[Figure scripts]
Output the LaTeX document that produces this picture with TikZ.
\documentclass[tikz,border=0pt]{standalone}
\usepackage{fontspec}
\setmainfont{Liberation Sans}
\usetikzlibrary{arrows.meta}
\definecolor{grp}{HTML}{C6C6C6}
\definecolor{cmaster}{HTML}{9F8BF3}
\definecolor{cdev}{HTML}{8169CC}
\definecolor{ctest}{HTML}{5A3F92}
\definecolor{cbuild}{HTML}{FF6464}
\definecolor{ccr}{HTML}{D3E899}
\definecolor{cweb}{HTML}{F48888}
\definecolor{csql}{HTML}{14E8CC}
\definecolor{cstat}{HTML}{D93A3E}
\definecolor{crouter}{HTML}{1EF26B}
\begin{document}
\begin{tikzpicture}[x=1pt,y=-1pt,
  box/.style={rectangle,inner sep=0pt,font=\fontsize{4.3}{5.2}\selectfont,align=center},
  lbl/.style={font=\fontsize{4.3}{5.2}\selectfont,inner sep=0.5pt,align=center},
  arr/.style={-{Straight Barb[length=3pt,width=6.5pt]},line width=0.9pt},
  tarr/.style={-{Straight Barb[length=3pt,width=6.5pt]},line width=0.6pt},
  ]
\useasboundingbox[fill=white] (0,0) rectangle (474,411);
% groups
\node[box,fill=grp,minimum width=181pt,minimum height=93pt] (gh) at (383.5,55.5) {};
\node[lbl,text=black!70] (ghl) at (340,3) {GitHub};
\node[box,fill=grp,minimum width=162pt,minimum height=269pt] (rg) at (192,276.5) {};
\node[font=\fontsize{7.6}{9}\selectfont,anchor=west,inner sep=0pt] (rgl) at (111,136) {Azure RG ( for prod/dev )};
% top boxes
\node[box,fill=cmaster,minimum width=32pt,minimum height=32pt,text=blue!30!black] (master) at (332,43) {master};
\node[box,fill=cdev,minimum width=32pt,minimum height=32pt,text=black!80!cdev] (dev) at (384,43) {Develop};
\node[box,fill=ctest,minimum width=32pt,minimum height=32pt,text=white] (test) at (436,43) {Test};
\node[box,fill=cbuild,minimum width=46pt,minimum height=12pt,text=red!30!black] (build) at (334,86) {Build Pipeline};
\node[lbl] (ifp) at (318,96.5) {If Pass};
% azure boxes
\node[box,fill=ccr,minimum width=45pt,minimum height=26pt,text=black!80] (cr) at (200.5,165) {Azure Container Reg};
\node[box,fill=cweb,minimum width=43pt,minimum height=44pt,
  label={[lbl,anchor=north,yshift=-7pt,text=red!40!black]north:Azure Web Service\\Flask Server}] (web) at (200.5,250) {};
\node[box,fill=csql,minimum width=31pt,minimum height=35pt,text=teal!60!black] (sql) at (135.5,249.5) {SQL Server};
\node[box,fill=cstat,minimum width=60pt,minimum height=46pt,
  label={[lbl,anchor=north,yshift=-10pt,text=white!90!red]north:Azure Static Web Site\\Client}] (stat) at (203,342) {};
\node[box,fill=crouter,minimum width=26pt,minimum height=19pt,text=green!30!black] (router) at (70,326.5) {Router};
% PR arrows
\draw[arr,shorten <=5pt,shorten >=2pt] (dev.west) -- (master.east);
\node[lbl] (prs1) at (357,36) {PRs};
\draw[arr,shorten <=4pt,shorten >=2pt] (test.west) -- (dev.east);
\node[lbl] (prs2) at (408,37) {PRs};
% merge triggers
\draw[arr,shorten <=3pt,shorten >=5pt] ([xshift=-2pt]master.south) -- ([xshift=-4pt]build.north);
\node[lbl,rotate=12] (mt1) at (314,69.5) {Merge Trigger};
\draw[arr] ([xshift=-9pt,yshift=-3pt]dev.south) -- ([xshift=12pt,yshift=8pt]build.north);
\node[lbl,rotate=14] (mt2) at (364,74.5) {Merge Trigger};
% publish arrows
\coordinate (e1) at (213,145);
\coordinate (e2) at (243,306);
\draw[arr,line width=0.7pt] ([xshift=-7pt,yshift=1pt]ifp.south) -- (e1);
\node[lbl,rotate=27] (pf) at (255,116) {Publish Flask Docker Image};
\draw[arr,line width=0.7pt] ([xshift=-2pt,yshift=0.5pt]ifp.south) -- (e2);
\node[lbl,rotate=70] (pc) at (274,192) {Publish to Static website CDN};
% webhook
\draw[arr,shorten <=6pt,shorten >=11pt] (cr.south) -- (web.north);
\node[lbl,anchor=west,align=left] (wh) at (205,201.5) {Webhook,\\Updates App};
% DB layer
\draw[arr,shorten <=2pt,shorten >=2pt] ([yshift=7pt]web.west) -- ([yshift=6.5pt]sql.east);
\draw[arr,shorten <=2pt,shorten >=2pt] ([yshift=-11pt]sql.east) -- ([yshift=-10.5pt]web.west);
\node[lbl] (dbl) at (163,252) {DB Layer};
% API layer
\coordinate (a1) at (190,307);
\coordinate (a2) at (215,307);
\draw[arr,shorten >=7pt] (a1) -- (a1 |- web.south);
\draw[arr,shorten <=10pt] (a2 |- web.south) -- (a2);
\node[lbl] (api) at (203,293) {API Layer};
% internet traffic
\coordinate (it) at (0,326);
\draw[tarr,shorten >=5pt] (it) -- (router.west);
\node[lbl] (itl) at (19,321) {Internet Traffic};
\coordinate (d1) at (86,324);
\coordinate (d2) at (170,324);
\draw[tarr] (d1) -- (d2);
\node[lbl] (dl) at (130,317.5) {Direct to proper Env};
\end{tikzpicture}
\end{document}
...
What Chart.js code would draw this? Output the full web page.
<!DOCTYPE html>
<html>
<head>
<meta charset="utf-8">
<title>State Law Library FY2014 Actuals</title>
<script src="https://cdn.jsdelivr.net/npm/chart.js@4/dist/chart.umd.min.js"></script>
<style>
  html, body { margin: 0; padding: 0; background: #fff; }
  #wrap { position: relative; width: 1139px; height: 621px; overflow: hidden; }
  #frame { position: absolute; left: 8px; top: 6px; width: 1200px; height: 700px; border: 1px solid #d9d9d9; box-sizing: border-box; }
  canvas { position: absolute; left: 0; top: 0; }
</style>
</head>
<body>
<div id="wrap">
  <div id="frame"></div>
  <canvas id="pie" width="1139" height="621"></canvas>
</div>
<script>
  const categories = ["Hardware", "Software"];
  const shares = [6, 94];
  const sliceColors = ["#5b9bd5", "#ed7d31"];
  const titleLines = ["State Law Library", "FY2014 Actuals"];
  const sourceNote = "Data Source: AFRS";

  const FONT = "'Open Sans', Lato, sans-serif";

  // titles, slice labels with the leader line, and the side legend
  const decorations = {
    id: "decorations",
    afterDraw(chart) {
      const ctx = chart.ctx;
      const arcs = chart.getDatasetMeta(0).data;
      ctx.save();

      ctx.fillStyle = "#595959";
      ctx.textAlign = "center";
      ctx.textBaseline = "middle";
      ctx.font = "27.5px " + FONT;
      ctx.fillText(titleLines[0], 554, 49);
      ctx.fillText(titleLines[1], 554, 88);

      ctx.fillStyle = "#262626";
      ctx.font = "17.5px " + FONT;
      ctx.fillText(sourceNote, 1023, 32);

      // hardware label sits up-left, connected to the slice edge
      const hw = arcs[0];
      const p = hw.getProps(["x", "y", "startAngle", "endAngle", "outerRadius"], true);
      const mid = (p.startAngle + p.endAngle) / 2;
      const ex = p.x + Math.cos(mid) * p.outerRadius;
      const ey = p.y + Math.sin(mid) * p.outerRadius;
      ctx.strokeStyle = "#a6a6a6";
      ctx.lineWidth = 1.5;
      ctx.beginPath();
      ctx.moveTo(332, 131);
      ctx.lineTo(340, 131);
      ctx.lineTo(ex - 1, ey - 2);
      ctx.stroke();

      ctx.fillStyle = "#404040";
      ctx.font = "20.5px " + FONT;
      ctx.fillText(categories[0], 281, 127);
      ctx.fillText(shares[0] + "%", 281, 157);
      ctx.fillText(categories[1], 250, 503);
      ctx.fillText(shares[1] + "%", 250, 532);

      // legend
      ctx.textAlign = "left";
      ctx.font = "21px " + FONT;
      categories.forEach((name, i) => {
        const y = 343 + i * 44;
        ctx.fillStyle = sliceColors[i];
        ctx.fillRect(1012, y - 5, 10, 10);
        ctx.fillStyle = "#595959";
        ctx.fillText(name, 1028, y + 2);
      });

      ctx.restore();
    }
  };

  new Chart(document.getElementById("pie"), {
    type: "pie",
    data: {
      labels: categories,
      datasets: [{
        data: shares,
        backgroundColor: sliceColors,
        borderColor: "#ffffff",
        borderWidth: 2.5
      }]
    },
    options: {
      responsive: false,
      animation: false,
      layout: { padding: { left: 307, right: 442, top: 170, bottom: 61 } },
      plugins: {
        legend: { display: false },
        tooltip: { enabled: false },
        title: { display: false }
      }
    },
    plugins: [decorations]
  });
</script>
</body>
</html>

= Aim =
The lines to extract from the data above begin with the line containing "What Chart.js code" and end with the line containing "ctx.stroke();". Extract them exactly, including both.

= Correct result =
What Chart.js code would draw this? Output the full web page.
<!DOCTYPE html>
<html>
<head>
<meta charset="utf-8">
<title>State Law Library FY2014 Actuals</title>
<script src="https://cdn.jsdelivr.net/npm/chart.js@4/dist/chart.umd.min.js"></script>
<style>
  html, body { margin: 0; padding: 0; background: #fff; }
  #wrap { position: relative; width: 1139px; height: 621px; overflow: hidden; }
  #frame { position: absolute; left: 8px; top: 6px; width: 1200px; height: 700px; border: 1px solid #d9d9d9; box-sizing: border-box; }
  canvas { position: absolute; left: 0; top: 0; }
</style>
</head>
<body>
<div id="wrap">
  <div id="frame"></div>
  <canvas id="pie" width="1139" height="621"></canvas>
</div>
<script>
  const categories = ["Hardware", "Software"];
  const shares = [6, 94];
  const sliceColors = ["#5b9bd5", "#ed7d31"];
  const titleLines = ["State Law Library", "FY2014 Actuals"];
  const sourceNote = "Data Source: AFRS";

  const FONT = "'Open Sans', Lato, sans-serif";

  // titles, slice labels with the leader line, and the side legend
  const decorations = {
    id: "decorations",
    afterDraw(chart) {
      const ctx = chart.ctx;
      const arcs = chart.getDatasetMeta(0).data;
      ctx.save();

      ctx.fillStyle = "#595959";
      ctx.textAlign = "center";
      ctx.textBaseline = "middle";
      ctx.font = "27.5px " + FONT;
      ctx.fillText(titleLines[0], 554, 49);
      ctx.fillText(titleLines[1], 554, 88);

      ctx.fillStyle = "#262626";
      ctx.font = "17.5px " + FONT;
      ctx.fillText(sourceNote, 1023, 32);

      // hardware label sits up-left, connected to the slice edge
      const hw = arcs[0];
      const p = hw.getProps(["x", "y", "startAngle", "endAngle", "outerRadius"], true);
      const mid = (p.startAngle + p.endAngle) / 2;
      const ex = p.x + Math.cos(mid) * p.outerRadius;
      const ey = p.y + Math.sin(mid) * p.outerRadius;
      ctx.strokeStyle = "#a6a6a6";
      ctx.lineWidth = 1.5;
      ctx.beginPath();
      ctx.moveTo(332, 131);
      ctx.lineTo(340, 131);
      ctx.lineTo(ex - 1, ey - 2);
      ctx.stroke();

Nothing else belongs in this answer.